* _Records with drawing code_
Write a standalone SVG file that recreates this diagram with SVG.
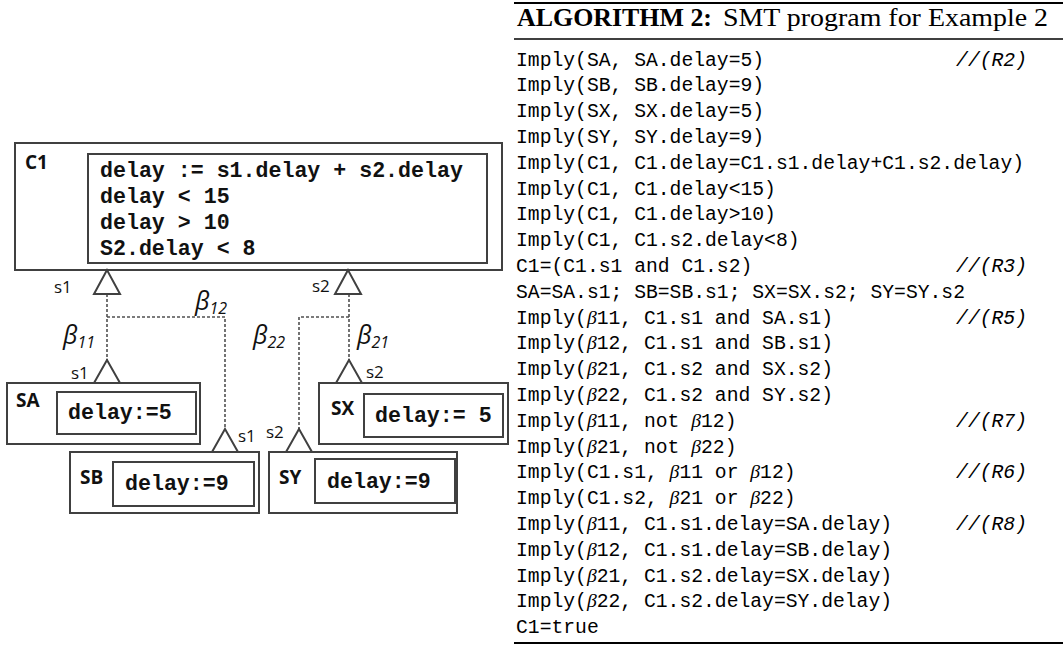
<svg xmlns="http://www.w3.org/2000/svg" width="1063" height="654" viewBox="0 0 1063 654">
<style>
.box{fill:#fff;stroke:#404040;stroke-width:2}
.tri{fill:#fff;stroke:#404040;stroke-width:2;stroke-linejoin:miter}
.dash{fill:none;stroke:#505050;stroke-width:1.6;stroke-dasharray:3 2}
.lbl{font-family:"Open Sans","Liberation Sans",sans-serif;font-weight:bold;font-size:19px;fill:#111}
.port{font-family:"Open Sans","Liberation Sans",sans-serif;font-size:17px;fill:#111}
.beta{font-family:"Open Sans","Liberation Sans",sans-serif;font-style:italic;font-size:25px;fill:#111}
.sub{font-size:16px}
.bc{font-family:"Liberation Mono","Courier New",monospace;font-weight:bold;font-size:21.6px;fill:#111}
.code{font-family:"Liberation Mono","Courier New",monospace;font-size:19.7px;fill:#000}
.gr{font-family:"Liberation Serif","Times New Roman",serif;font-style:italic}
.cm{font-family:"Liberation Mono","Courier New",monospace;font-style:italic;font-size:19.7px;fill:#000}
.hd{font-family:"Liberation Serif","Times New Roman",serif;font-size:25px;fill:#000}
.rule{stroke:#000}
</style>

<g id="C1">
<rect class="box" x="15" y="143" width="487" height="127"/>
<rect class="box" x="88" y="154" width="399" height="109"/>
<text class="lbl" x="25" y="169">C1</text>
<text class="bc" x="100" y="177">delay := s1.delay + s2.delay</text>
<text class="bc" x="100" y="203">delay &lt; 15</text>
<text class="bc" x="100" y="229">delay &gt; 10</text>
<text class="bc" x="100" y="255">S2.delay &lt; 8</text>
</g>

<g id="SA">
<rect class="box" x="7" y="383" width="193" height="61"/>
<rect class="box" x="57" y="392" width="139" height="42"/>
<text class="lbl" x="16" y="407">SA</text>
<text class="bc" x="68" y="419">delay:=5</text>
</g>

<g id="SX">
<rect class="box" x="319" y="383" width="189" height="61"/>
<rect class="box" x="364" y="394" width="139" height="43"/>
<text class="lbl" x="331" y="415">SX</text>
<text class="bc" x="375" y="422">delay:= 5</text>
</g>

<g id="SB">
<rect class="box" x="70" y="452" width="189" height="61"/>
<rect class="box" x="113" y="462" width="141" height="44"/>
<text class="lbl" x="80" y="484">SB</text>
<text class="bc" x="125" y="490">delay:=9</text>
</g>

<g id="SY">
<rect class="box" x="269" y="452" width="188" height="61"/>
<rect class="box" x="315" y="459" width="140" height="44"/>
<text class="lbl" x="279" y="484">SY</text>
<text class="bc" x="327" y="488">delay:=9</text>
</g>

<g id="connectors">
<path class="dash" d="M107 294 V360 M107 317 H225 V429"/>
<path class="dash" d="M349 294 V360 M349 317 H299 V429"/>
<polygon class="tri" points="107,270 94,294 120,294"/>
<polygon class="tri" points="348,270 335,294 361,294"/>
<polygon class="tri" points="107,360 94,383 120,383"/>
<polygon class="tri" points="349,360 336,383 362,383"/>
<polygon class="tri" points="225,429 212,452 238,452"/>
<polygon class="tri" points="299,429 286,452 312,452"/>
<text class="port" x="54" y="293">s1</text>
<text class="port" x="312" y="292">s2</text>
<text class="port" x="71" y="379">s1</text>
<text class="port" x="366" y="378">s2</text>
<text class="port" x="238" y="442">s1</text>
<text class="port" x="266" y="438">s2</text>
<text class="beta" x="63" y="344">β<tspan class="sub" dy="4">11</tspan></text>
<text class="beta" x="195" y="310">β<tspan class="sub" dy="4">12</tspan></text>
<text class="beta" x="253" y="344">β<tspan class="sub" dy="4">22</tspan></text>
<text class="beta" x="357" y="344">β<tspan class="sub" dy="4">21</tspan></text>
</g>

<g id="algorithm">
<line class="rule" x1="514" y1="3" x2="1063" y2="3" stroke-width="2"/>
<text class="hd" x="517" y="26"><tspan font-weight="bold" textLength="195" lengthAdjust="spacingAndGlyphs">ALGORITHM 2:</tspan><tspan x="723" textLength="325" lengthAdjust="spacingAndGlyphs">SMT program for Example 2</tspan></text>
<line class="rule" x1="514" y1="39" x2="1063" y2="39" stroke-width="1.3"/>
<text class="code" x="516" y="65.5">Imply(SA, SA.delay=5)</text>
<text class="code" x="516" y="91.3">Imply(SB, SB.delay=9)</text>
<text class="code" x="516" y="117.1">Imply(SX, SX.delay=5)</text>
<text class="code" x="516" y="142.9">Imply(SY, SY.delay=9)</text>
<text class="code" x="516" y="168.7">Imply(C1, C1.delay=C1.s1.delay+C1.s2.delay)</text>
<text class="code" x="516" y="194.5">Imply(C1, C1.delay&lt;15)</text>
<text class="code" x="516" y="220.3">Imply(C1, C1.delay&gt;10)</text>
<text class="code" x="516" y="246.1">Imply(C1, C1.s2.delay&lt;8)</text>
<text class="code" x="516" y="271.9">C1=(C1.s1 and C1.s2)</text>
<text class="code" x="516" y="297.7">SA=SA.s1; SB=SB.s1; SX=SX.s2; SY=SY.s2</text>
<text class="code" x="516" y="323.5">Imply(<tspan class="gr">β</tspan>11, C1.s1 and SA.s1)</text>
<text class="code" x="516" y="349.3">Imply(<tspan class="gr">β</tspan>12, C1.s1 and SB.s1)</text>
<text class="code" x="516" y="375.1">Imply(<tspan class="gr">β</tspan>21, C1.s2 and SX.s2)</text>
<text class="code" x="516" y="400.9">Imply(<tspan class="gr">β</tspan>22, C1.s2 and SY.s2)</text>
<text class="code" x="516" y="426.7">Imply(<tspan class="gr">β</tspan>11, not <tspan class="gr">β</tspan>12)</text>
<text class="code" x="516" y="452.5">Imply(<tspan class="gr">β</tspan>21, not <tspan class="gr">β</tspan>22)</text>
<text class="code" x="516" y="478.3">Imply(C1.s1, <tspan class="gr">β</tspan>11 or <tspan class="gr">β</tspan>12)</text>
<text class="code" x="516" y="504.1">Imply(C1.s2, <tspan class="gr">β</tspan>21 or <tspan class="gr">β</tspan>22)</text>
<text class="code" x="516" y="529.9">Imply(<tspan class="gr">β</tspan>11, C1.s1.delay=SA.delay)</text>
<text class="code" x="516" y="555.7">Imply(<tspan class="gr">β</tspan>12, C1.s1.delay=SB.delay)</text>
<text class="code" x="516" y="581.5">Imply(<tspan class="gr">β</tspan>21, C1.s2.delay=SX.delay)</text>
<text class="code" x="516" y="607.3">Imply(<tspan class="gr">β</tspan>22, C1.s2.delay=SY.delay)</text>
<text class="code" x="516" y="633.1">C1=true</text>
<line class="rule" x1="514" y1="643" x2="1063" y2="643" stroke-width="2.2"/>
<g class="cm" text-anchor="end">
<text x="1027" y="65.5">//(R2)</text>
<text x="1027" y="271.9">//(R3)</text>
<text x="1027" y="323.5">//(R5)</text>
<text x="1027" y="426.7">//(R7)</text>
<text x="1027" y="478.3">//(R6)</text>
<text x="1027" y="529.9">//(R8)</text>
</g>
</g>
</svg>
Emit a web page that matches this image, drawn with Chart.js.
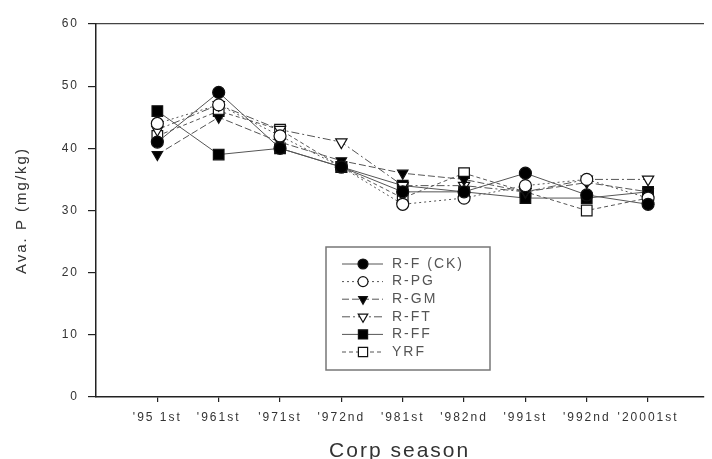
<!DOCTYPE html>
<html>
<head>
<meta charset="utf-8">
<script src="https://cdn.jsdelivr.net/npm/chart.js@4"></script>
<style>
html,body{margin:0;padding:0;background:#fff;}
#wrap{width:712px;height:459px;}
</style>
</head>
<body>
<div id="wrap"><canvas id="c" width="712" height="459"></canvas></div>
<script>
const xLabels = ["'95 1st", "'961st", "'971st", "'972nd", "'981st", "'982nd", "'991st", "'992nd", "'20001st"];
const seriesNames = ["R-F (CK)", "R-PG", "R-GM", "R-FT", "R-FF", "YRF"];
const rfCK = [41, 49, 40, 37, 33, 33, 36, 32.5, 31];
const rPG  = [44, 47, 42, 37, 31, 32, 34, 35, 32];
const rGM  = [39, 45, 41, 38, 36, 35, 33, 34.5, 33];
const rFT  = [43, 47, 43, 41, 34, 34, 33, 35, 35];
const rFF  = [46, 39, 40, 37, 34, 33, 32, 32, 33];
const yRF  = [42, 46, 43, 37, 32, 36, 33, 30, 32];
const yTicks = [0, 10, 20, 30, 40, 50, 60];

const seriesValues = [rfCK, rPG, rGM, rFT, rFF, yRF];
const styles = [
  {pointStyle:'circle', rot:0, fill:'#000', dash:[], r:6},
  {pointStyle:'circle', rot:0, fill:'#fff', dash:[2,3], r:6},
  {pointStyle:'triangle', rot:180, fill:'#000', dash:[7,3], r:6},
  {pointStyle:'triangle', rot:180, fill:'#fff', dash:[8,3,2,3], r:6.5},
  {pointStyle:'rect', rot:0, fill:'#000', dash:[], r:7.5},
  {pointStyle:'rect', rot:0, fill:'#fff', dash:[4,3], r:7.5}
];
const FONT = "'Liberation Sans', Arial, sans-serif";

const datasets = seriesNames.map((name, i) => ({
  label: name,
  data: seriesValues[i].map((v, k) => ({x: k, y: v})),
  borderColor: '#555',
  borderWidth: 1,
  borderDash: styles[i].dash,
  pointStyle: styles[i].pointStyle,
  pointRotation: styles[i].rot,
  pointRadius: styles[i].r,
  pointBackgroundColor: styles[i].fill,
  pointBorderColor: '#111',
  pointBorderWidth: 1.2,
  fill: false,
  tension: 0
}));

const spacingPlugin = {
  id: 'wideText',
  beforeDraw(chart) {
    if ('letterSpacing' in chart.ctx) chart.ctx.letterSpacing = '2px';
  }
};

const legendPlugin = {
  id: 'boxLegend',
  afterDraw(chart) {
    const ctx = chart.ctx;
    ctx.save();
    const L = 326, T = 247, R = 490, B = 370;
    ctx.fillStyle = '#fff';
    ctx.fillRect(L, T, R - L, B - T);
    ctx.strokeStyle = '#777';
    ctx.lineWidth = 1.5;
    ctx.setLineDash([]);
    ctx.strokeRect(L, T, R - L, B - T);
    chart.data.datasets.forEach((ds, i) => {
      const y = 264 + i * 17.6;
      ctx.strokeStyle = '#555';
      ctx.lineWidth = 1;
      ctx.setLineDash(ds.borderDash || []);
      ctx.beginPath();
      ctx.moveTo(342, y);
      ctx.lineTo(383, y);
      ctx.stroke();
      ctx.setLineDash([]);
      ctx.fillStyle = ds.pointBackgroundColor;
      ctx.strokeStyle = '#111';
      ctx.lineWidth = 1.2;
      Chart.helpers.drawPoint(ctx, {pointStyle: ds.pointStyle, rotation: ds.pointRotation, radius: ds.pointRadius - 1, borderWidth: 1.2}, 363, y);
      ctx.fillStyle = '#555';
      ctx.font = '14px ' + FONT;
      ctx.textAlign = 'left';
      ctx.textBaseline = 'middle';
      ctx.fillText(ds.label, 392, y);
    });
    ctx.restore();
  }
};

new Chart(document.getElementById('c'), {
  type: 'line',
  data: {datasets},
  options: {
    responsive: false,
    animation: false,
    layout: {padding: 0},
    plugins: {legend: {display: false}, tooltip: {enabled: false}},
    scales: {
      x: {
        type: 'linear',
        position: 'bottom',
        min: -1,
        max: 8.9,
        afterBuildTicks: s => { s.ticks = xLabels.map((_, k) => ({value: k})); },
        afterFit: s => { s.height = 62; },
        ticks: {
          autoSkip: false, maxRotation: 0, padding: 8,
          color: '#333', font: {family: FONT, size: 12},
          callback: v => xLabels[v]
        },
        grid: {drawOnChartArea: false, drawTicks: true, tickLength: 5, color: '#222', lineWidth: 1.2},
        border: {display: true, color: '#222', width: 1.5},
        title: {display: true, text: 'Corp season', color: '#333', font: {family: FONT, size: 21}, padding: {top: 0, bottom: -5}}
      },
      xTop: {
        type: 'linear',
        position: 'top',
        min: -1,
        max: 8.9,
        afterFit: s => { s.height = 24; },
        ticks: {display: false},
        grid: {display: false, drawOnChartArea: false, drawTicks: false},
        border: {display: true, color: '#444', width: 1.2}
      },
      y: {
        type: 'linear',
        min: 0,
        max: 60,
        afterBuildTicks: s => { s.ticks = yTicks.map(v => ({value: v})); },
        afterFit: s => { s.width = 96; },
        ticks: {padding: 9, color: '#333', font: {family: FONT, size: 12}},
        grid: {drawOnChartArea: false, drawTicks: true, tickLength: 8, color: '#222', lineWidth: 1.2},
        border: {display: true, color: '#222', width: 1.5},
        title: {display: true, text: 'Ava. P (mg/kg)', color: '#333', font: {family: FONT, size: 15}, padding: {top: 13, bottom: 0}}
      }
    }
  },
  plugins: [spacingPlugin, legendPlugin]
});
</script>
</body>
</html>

* _INSTRUCTIONS FOR THE TASK_
List all lines holding the string "this".

* _SOLUTION BELOW_
Write a standalone SVG file that recreates this diagram with SVG.
Emit a web page that matches this image, drawn with Chart.js.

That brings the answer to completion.